• **TASK**:
Skip every picture and transcribe the remaining material exactly.
================
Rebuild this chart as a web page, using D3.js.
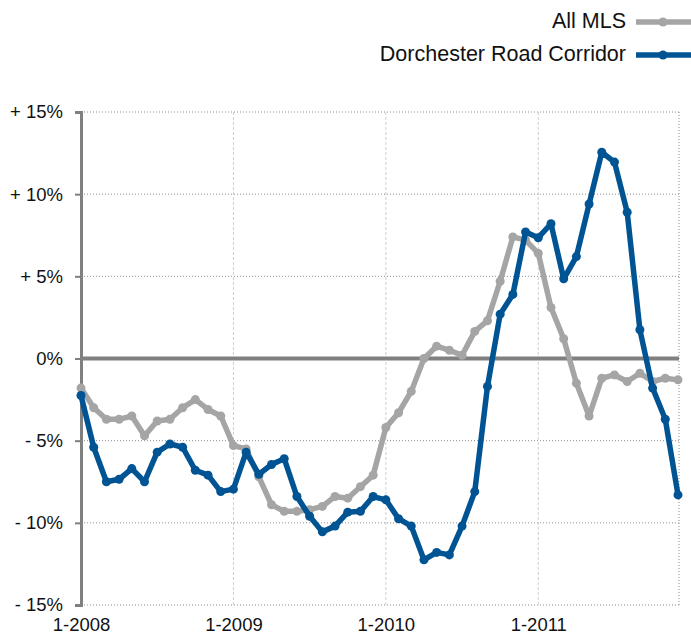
<!DOCTYPE html>
<html>
<head>
<meta charset="utf-8">
<script src="https://cdn.jsdelivr.net/npm/d3@7"></script>
<style>
  body { margin: 0; background: #fff; }
  svg { display: block; font-family: "Liberation Sans", Arial, sans-serif; }
</style>
</head>
<body>
<div class="chart"></div>
<script>
// Monthly change, 1-2008 .. 12-2011
var seriesNames = ["All MLS", "Dorchester Road Corridor"];
var allMls = [-1.8, -3.0, -3.7, -3.7, -3.5, -4.7, -3.8, -3.7, -3.0, -2.5, -3.1, -3.5,
  -5.3, -5.5, -7.2, -8.9, -9.3, -9.3, -9.2, -9.0, -8.4, -8.5, -7.8, -7.1,
  -4.2, -3.3, -2.0, 0.0, 0.75, 0.5, 0.2, 1.65, 2.3, 4.7, 7.4, 7.2,
  6.4, 3.1, 1.2, -1.5, -3.5, -1.2, -1.0, -1.4, -0.9, -1.4, -1.2, -1.3];
var dorchester = [-2.25, -5.4, -7.5, -7.35, -6.7, -7.5, -5.7, -5.2, -5.4, -6.8, -7.1, -8.1,
  -7.95, -5.7, -7.05, -6.45, -6.1, -8.4, -9.6, -10.55, -10.2, -9.35, -9.3, -8.4,
  -8.6, -9.75, -10.2, -12.25, -11.8, -11.95, -10.2, -8.1, -1.7, 2.7, 3.9, 7.7,
  7.35, 8.2, 4.85, 6.2, 9.4, 12.55, 11.95, 8.9, 1.75, -1.8, -3.7, -8.3];
var yTicks = [15, 10, 5, 0, -5, -10, -15];
var yTickLabels = ["+ 15%", "+ 10%", "+ 5%", "0%", "- 5%", "- 10%", "- 15%"];
var xTicks = [0, 12, 24, 36];
var xTickLabels = ["1-2008", "1-2009", "1-2010", "1-2011"];

var svgWidth = 691;
var svgHeight = 636;
var colors = ["#a5a5a5", "#005493"];

var svg = d3.select(".chart")
  .append("svg")
  .attr("width", svgWidth)
  .attr("height", svgHeight);

var xScale = d3.scaleLinear().domain([0, 47]).range([81, 678]);
var yScale = d3.scaleLinear().domain([-15, 15]).range([605, 112]);

// horizontal dotted grid
svg.selectAll(".hgrid").data(yTicks.filter(d => d !== 0)).enter().append("line")
  .attr("x1", 81).attr("x2", 679)
  .attr("y1", d => yScale(d)).attr("y2", d => yScale(d))
  .attr("stroke", "#8c8c8c").attr("stroke-width", 1)
  .attr("stroke-dasharray", "1,2");

// vertical year lines
svg.selectAll(".vgrid").data(xTicks.slice(1)).enter().append("line")
  .attr("x1", d => xScale(d)).attr("x2", d => xScale(d))
  .attr("y1", 112).attr("y2", 605)
  .attr("stroke", "#cfcfcf").attr("stroke-width", 1)
  .attr("stroke-dasharray", "3,2");

// right border
svg.append("line")
  .attr("x1", 679).attr("x2", 679).attr("y1", 112).attr("y2", 605)
  .attr("stroke", "#8c8c8c").attr("stroke-width", 1)
  .attr("stroke-dasharray", "1,2");

// zero line
svg.append("line")
  .attr("x1", 81).attr("x2", 679)
  .attr("y1", yScale(0)).attr("y2", yScale(0))
  .attr("stroke", "#808080").attr("stroke-width", 4);

// y axis
var leftAxis = d3.axisLeft(yScale)
  .tickValues(yTicks)
  .tickFormat((d, i) => yTickLabels[i])
  .tickSize(6)
  .tickPadding(12);

var yAxisG = svg.append("g")
  .attr("transform", "translate(81,0)")
  .call(leftAxis);
yAxisG.select(".domain").attr("stroke", "#808080").attr("stroke-width", 3);
yAxisG.selectAll(".tick line").attr("stroke", "#808080").attr("stroke-width", 2);
yAxisG.selectAll(".tick text")
  .attr("font-size", "18.5px").attr("fill", "#111")
  .attr("font-family", "'Liberation Sans', Arial, sans-serif");

// x labels
var bottomAxis = d3.axisBottom(xScale)
  .tickValues(xTicks)
  .tickFormat((d, i) => xTickLabels[i])
  .tickSize(0)
  .tickPadding(13);
var xAxisG = svg.append("g")
  .attr("transform", "translate(0,605)")
  .call(bottomAxis);
xAxisG.select(".domain").remove();
xAxisG.selectAll(".tick text")
  .attr("font-size", "18.5px").attr("fill", "#111")
  .attr("font-family", "'Liberation Sans', Arial, sans-serif");

// series
var line = d3.line()
  .x((d, i) => xScale(i))
  .y(d => yScale(d));

[allMls, dorchester].forEach(function(values, k) {
  svg.append("path")
    .datum(values)
    .attr("fill", "none")
    .attr("stroke", colors[k])
    .attr("stroke-width", 5.5)
    .attr("stroke-linejoin", "round")
    .attr("d", line);
  svg.selectAll(".dot" + k).data(values).enter().append("circle")
    .attr("cx", (d, i) => xScale(i))
    .attr("cy", d => yScale(d))
    .attr("r", 4.5)
    .attr("fill", colors[k]);
});

// legend
var legend = svg.selectAll(".legend").data(seriesNames).enter().append("g")
  .attr("transform", (d, i) => `translate(0, ${20 + i * 33})`);
legend.append("text")
  .attr("x", 626).attr("y", 0).attr("dy", "0.35em")
  .attr("text-anchor", "end")
  .attr("font-size", "21.5px").attr("fill", "#111")
  .text(d => d);
legend.append("line")
  .attr("x1", 636).attr("x2", 691).attr("y1", 2).attr("y2", 2)
  .attr("stroke", (d, i) => colors[i]).attr("stroke-width", 5.5);
legend.append("circle")
  .attr("cx", 663).attr("cy", 2).attr("r", 4.5)
  .attr("fill", (d, i) => colors[i]);
</script>
</body>
</html>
================
• **RESULT OF THIS EXERCISE**:
Rebuild this chart as a web page, using D3.js.
<!DOCTYPE html>
<html>
<head>
<meta charset="utf-8">
<script src="https://cdn.jsdelivr.net/npm/d3@7"></script>
<style>
  body { margin: 0; background: #fff; }
  svg { display: block; font-family: "Liberation Sans", Arial, sans-serif; }
</style>
</head>
<body>
<div class="chart"></div>
<script>
// Monthly change, 1-2008 .. 12-2011
var seriesNames = ["All MLS", "Dorchester Road Corridor"];
var allMls = [-1.8, -3.0, -3.7, -3.7, -3.5, -4.7, -3.8, -3.7, -3.0, -2.5, -3.1, -3.5,
  -5.3, -5.5, -7.2, -8.9, -9.3, -9.3, -9.2, -9.0, -8.4, -8.5, -7.8, -7.1,
  -4.2, -3.3, -2.0, 0.0, 0.75, 0.5, 0.2, 1.65, 2.3, 4.7, 7.4, 7.2,
  6.4, 3.1, 1.2, -1.5, -3.5, -1.2, -1.0, -1.4, -0.9, -1.4, -1.2, -1.3];
var dorchester = [-2.25, -5.4, -7.5, -7.35, -6.7, -7.5, -5.7, -5.2, -5.4, -6.8, -7.1, -8.1,
  -7.95, -5.7, -7.05, -6.45, -6.1, -8.4, -9.6, -10.55, -10.2, -9.35, -9.3, -8.4,
  -8.6, -9.75, -10.2, -12.25, -11.8, -11.95, -10.2, -8.1, -1.7, 2.7, 3.9, 7.7,
  7.35, 8.2, 4.85, 6.2, 9.4, 12.55, 11.95, 8.9, 1.75, -1.8, -3.7, -8.3];
var yTicks = [15, 10, 5, 0, -5, -10, -15];
var yTickLabels = ["+ 15%", "+ 10%", "+ 5%", "0%", "- 5%", "- 10%", "- 15%"];
var xTicks = [0, 12, 24, 36];
var xTickLabels = ["1-2008", "1-2009", "1-2010", "1-2011"];

var svgWidth = 691;
var svgHeight = 636;
var colors = ["#a5a5a5", "#005493"];

var svg = d3.select(".chart")
  .append("svg")
  .attr("width", svgWidth)
  .attr("height", svgHeight);

var xScale = d3.scaleLinear().domain([0, 47]).range([81, 678]);
var yScale = d3.scaleLinear().domain([-15, 15]).range([605, 112]);

// horizontal dotted grid
svg.selectAll(".hgrid").data(yTicks.filter(d => d !== 0)).enter().append("line")
  .attr("x1", 81).attr("x2", 679)
  .attr("y1", d => yScale(d)).attr("y2", d => yScale(d))
  .attr("stroke", "#8c8c8c").attr("stroke-width", 1)
  .attr("stroke-dasharray", "1,2");

// vertical year lines
svg.selectAll(".vgrid").data(xTicks.slice(1)).enter().append("line")
  .attr("x1", d => xScale(d)).attr("x2", d => xScale(d))
  .attr("y1", 112).attr("y2", 605)
  .attr("stroke", "#cfcfcf").attr("stroke-width", 1)
  .attr("stroke-dasharray", "3,2");

// right border
svg.append("line")
  .attr("x1", 679).attr("x2", 679).attr("y1", 112).attr("y2", 605)
  .attr("stroke", "#8c8c8c").attr("stroke-width", 1)
  .attr("stroke-dasharray", "1,2");

// zero line
svg.append("line")
  .attr("x1", 81).attr("x2", 679)
  .attr("y1", yScale(0)).attr("y2", yScale(0))
  .attr("stroke", "#808080").attr("stroke-width", 4);

// y axis
var leftAxis = d3.axisLeft(yScale)
  .tickValues(yTicks)
  .tickFormat((d, i) => yTickLabels[i])
  .tickSize(6)
  .tickPadding(12);

var yAxisG = svg.append("g")
  .attr("transform", "translate(81,0)")
  .call(leftAxis);
yAxisG.select(".domain").attr("stroke", "#808080").attr("stroke-width", 3);
yAxisG.selectAll(".tick line").attr("stroke", "#808080").attr("stroke-width", 2);
yAxisG.selectAll(".tick text")
  .attr("font-size", "18.5px").attr("fill", "#111")
  .attr("font-family", "'Liberation Sans', Arial, sans-serif");

// x labels
var bottomAxis = d3.axisBottom(xScale)
  .tickValues(xTicks)
  .tickFormat((d, i) => xTickLabels[i])
  .tickSize(0)
  .tickPadding(13);
var xAxisG = svg.append("g")
  .attr("transform", "translate(0,605)")
  .call(bottomAxis);
xAxisG.select(".domain").remove();
xAxisG.selectAll(".tick text")
  .attr("font-size", "18.5px").attr("fill", "#111")
  .attr("font-family", "'Liberation Sans', Arial, sans-serif");

// series
var line = d3.line()
  .x((d, i) => xScale(i))
  .y(d => yScale(d));

[allMls, dorchester].forEach(function(values, k) {
  svg.append("path")
    .datum(values)
    .attr("fill", "none")
    .attr("stroke", colors[k])
    .attr("stroke-width", 5.5)
    .attr("stroke-linejoin", "round")
    .attr("d", line);
  svg.selectAll(".dot" + k).data(values).enter().append("circle")
    .attr("cx", (d, i) => xScale(i))
    .attr("cy", d => yScale(d))
    .attr("r", 4.5)
    .attr("fill", colors[k]);
});

// legend
var legend = svg.selectAll(".legend").data(seriesNames).enter().append("g")
  .attr("transform", (d, i) => `translate(0, ${20 + i * 33})`);
legend.append("text")
  .attr("x", 626).attr("y", 0).attr("dy", "0.35em")
  .attr("text-anchor", "end")
  .attr("font-size", "21.5px").attr("fill", "#111")
  .text(d => d);
legend.append("line")
  .attr("x1", 636).attr("x2", 691).attr("y1", 2).attr("y2", 2)
  .attr("stroke", (d, i) => colors[i]).attr("stroke-width", 5.5);
legend.append("circle")
  .attr("cx", 663).attr("cy", 2).attr("r", 4.5)
  .attr("fill", (d, i) => colors[i]);
</script>
</body>
</html>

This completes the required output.